(Aim) Repeat exactly the lines from the start through the line with "import numpy as np", both ends included.

(Task data)
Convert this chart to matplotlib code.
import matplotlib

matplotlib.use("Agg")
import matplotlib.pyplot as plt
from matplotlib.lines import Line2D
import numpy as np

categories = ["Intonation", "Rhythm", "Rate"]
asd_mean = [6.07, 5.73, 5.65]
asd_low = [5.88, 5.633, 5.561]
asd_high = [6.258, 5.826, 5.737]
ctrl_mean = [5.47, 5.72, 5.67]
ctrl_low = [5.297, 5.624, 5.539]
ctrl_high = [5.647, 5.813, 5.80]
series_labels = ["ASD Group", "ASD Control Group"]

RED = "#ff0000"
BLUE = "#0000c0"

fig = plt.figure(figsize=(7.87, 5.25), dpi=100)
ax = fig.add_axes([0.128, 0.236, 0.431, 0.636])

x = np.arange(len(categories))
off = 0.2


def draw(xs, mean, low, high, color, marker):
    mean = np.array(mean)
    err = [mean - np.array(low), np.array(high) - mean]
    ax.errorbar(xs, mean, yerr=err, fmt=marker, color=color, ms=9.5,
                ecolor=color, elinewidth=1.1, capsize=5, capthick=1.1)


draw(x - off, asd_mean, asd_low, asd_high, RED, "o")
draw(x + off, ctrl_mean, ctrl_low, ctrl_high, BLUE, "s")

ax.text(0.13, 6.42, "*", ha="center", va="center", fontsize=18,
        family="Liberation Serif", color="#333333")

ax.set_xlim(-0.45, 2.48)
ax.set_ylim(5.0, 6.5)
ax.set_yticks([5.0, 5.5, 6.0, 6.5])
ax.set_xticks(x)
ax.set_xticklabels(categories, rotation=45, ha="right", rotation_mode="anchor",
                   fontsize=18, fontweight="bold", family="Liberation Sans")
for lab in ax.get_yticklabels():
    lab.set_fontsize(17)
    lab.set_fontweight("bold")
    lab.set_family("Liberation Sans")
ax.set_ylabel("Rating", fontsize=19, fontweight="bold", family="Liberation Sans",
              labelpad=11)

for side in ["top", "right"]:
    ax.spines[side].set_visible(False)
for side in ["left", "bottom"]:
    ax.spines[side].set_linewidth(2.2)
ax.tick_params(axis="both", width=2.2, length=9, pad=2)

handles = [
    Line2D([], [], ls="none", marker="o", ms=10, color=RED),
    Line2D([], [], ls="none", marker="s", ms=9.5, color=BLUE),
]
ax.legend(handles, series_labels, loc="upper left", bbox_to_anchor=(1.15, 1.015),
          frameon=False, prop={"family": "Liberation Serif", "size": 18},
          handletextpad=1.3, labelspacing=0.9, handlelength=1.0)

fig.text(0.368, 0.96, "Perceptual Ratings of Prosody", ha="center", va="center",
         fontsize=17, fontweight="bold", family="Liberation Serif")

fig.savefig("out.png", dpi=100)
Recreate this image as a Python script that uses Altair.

(Task response)
Convert this chart to matplotlib code.
import matplotlib

matplotlib.use("Agg")
import matplotlib.pyplot as plt
from matplotlib.lines import Line2D
import numpy as np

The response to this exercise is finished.